SE variability was comparatively lower for distilled water than for the artificial samples, with a mean emissivity of 0.962 ± 0.028 determined over the 2.5–14 μm spectral range. These uncertainties are larger than those observed in other studies but standard deviations were reduced to 0.008 when discounting measurements from one laboratory with a consistent negative bias (likely indicating inaccurate calibration of their reference standard). Other contributions to the SE differences included the method of calibration to reflectance, different incident angles and the placement of the sample and reference standards within the same setup. Regarding the setup at KCL, the primary laboratory used in this study, the measurements indicate that the comparative method of calibration was closer to the mean of all measurements. However consideration of the distilled water suggested instead improved performance using the substitution method and therefore further investigation is recommended.
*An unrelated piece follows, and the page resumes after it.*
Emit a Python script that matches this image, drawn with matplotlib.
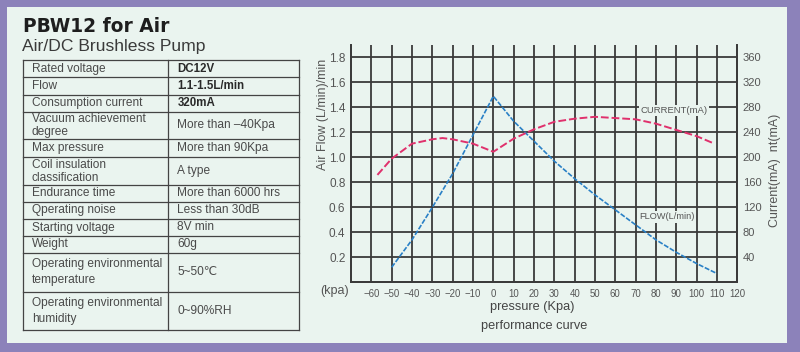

The impact of the determined spectral emissivity differences on LST retrieval was evaluated by considering a typical mid-latitude summer scene with the surface emissivities set to the sample emissivities convolved to the ASTER TIR bands. With Sample 2 (the diffuse sample) considered more representative of natural surfaces than Sample 1, use of the three samples in this simulation provided LST error estimates over diffuse surfaces, over an extreme case of 100% specular surfaces and over water bodies. Calculated LSTs using the convolved artificial sample emissivities ranged by over 3.5 K in each band, with a maximum difference of 17.8 K (Sample 1, Band 13). The range of the LSTs calculated using distilled water spectra convolved to the ASTER TIR bands (and thus an error estimate for retrieval of LST over water bodies) was lower, but still around 2.5 K. The variability of the artificial samples and the distilled water emissivities measured at different laboratories would therefore result in uncertainties in LST estimates that exceeded the target accuracy requirements for satellite observations of land surface temperature, even without considering contributions from atmospheric effects.

Overall, our findings highlight the need for the infrared spectroscopic community to work towards standardized and interlaboratory comparable results, with regular calibration of reflectance standards and the laboratory setup against SI traceable standards.